What you're seeing is merely a strange representation, 0E-18 is zero.
The E-18 represents the precision that Spark uses to store the decimal

On Mon, Oct 24, 2016 at 7:32 PM, Jakob Odersky <ja...@odersky.com> wrote:
> An even smaller example that demonstrates the same behaviour:
>
>     Seq(Data(BigDecimal(0))).toDS.head
>
> On Mon, Oct 24, 2016 at 7:03 PM, Efe Selcuk <efema...@gmail.com> wrote:
>> I’m trying to track down what seems to be a very slight imprecision in our
>> Spark application; two of our columns, which should be netting out to
>> exactly zero, are coming up with very small fractions of non-zero value. The
>> only thing that I’ve found out of place is that a case class entry into a
>> Dataset we’ve generated with BigDecimal(“0”) will end up as 0E-18 after it
>> goes through Spark, and I don’t know if there’s any appreciable difference
>> between that and the actual 0 value, which can be generated with BigDecimal.

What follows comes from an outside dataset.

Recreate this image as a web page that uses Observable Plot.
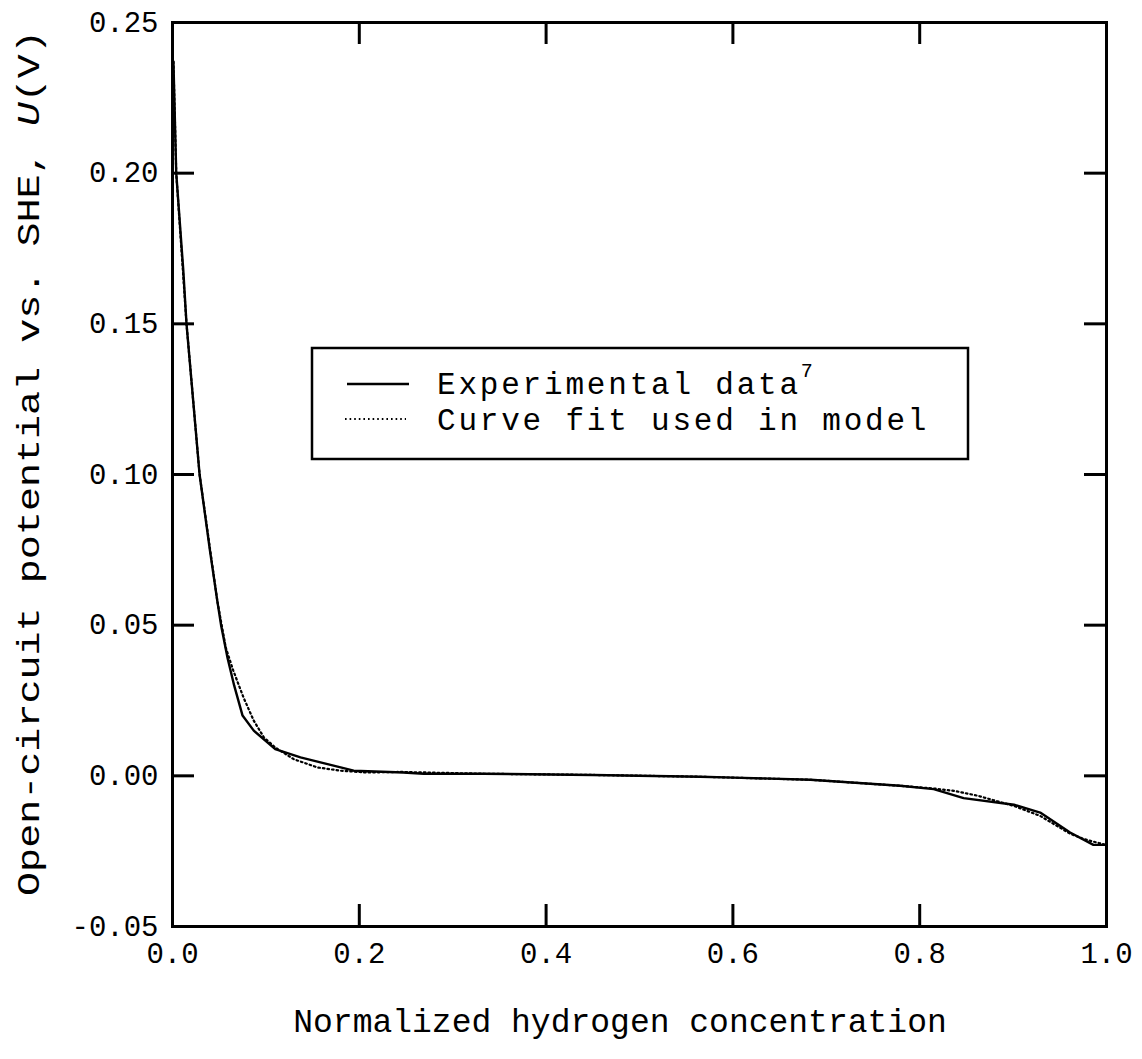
<!DOCTYPE html>
<html>
<head>
<meta charset="utf-8">
<script src="https://cdn.jsdelivr.net/npm/d3@7"></script>
<script src="https://cdn.jsdelivr.net/npm/@observablehq/plot@0.6"></script>
<style>
  body { margin: 0; background: #fff; }
  #chart svg { display: block; }
</style>
</head>
<body>
<div id="chart"></div>
<script>
// Experimental open-circuit potential (solid line)
const expX = [0.001, 0.004, 0.0115, 0.015, 0.029, 0.040, 0.048, 0.052, 0.059, 0.066, 0.075, 0.087, 0.110, 0.137, 0.166, 0.194, 0.247, 0.269, 0.333, 0.450, 0.565, 0.601, 0.683, 0.779, 0.815, 0.847, 0.901, 0.929, 0.961, 0.986, 0.999];
const expU = [0.237, 0.200, 0.168, 0.150, 0.100, 0.075, 0.058, 0.050, 0.039, 0.030, 0.020, 0.015, 0.0089, 0.0061, 0.0039, 0.0017, 0.0011, 0.0007, 0.0007, 0.0003, -0.0003, -0.0006, -0.0013, -0.0033, -0.0044, -0.0074, -0.0096, -0.0122, -0.0188, -0.0229, -0.0229];

// Curve fit used in the model (dotted line)
const fitX = [0.001, 0.004, 0.015, 0.029, 0.048, 0.057, 0.065, 0.076, 0.087, 0.098, 0.110, 0.130, 0.155, 0.180, 0.208, 0.244, 0.333, 0.450, 0.565, 0.683, 0.779, 0.815, 0.837, 0.862, 0.901, 0.929, 0.961, 0.976, 0.999];
const fitU = [0.237, 0.200, 0.150, 0.100, 0.058, 0.0426, 0.035, 0.026, 0.0183, 0.0127, 0.0094, 0.0055, 0.0028, 0.0017, 0.0011, 0.0013, 0.0007, 0.0003, -0.0003, -0.0013, -0.0033, -0.0042, -0.0050, -0.0066, -0.0100, -0.0133, -0.0192, -0.0210, -0.0229];

// Axis ticks
const xTicks = [0.0, 0.2, 0.4, 0.6, 0.8, 1.0];
const yTicks = [-0.05, 0.00, 0.05, 0.10, 0.15, 0.20, 0.25];

// Texts
const xTitle = "Normalized hydrogen concentration";
const yTitleParts = ["Open-circuit potential vs. SHE, ", "U", "(V)"];
const seriesNames = ["Experimental data", "Curve fit used in model"];
const expRef = "7";

const W = 1142, H = 1059;
const mL = 172, mR = 36, mT = 22, mB = 133;
const innerW = W - mL - mR, innerH = H - mT - mB;
const tickLen = 22;
const mono = "'Liberation Mono', 'Courier New', Courier, monospace";

const exp = expX.map((x, i) => ({x, u: expU[i]}));
const fit = fitX.map((x, i) => ({x, u: fitU[i]}));
const xInner = xTicks.slice(1, -1);
const yInner = yTicks.slice(1, -1);

const chart = Plot.plot({
  width: W,
  height: H,
  marginLeft: mL,
  marginRight: mR,
  marginTop: mT,
  marginBottom: mB,
  x: {domain: [0, 1]},
  y: {domain: [-0.05, 0.25]},
  style: {fontFamily: mono, fontSize: "29px", color: "#000", background: "#fff", overflow: "visible"},
  marks: [
    Plot.axisX(xTicks, {tickSize: 0, tickPadding: 16, tickFormat: d => d.toFixed(1), label: null, fontSize: 29}),
    Plot.axisY(yTicks, {tickSize: 0, tickPadding: 14, tickFormat: d => d.toFixed(2), label: null, fontSize: 29}),
    // inward ticks on all four sides
    Plot.ruleX(xInner, {x: d => d, insetTop: innerH - tickLen, strokeWidth: 3, stroke: "#000"}),
    Plot.ruleX(xInner, {x: d => d, insetBottom: innerH - tickLen, strokeWidth: 3, stroke: "#000"}),
    Plot.ruleY(yInner, {y: d => d, insetRight: innerW - tickLen, strokeWidth: 3, stroke: "#000"}),
    Plot.ruleY(yInner, {y: d => d, insetLeft: innerW - tickLen, strokeWidth: 3, stroke: "#000"}),
    Plot.line(fit, {x: "x", y: "u", stroke: "#000", strokeWidth: 2.2, strokeDasharray: "1.6,3"}),
    Plot.line(exp, {x: "x", y: "u", stroke: "#000", strokeWidth: 2.4}),
    Plot.frame({stroke: "#000", strokeWidth: 3})
  ]
});

document.getElementById("chart").appendChild(chart);
const svg = d3.select(chart);

// x-axis title
svg.append("text")
  .attr("x", 620).attr("y", 1032)
  .attr("text-anchor", "middle")
  .attr("font-family", mono).attr("font-size", 33).attr("fill", "#000")
  .text(xTitle);

// y-axis title, stretched along its reading direction
const yT = svg.append("g");
const yText = yT.append("text")
  .attr("text-anchor", "middle")
  .attr("font-family", mono).attr("font-size", 31).attr("fill", "#000");
yText.append("tspan").text(yTitleParts[0]);
yText.append("tspan").attr("font-style", "italic").text(yTitleParts[1]);
yText.append("tspan").text(yTitleParts[2]);
const natural = yText.node().getComputedTextLength();
const sx = 866 / natural;
yT.attr("transform", `translate(39,463) rotate(-90) scale(${sx},1)`);

// legend
const lg = svg.append("g").attr("text-anchor", "start");
lg.append("rect")
  .attr("x", 312).attr("y", 348).attr("width", 656).attr("height", 111)
  .attr("fill", "#fff").attr("stroke", "#000").attr("stroke-width", 2.5);
lg.append("line").attr("x1", 347).attr("x2", 409).attr("y1", 384).attr("y2", 384)
  .attr("stroke", "#000").attr("stroke-width", 2.4);
lg.append("line").attr("x1", 345).attr("x2", 406).attr("y1", 419).attr("y2", 419)
  .attr("stroke", "#000").attr("stroke-width", 2.2).attr("stroke-dasharray", "1.6,3");
const t1 = lg.append("text").attr("x", 437).attr("y", 394).attr("text-anchor", "start")
  .attr("font-family", mono).attr("font-size", 31).attr("letter-spacing", 2.8).attr("fill", "#000");
t1.append("tspan").text(seriesNames[0]);
t1.append("tspan").attr("font-size", 20).attr("dy", -17).attr("letter-spacing", 0).text(expRef);
lg.append("text").attr("x", 437).attr("y", 430).attr("text-anchor", "start")
  .attr("font-family", mono).attr("font-size", 31).attr("letter-spacing", 2.8).attr("fill", "#000")
  .text(seriesNames[1]);
</script>
</body>
</html>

>> Here’s a contrived example:
>>
>> scala> case class Data(num: BigDecimal)
>> defined class Data
>>
>> scala> val x = Data(0)
>> x: Data = Data(0)
>>
>> scala> x.num
>> res9: BigDecimal = 0
>>
>> scala> val y = Seq(x, x.copy()).toDS.reduce( (a,b) => a.copy(a.num + b.num))
>> y: Data = Data(0E-18)
>>
>> scala> y.num
>> res12: BigDecimal = 0E-18
>>
>> scala> BigDecimal("1") - 1
>> res15: scala.math.BigDecimal = 0
>>
>> Am I looking at anything valuable?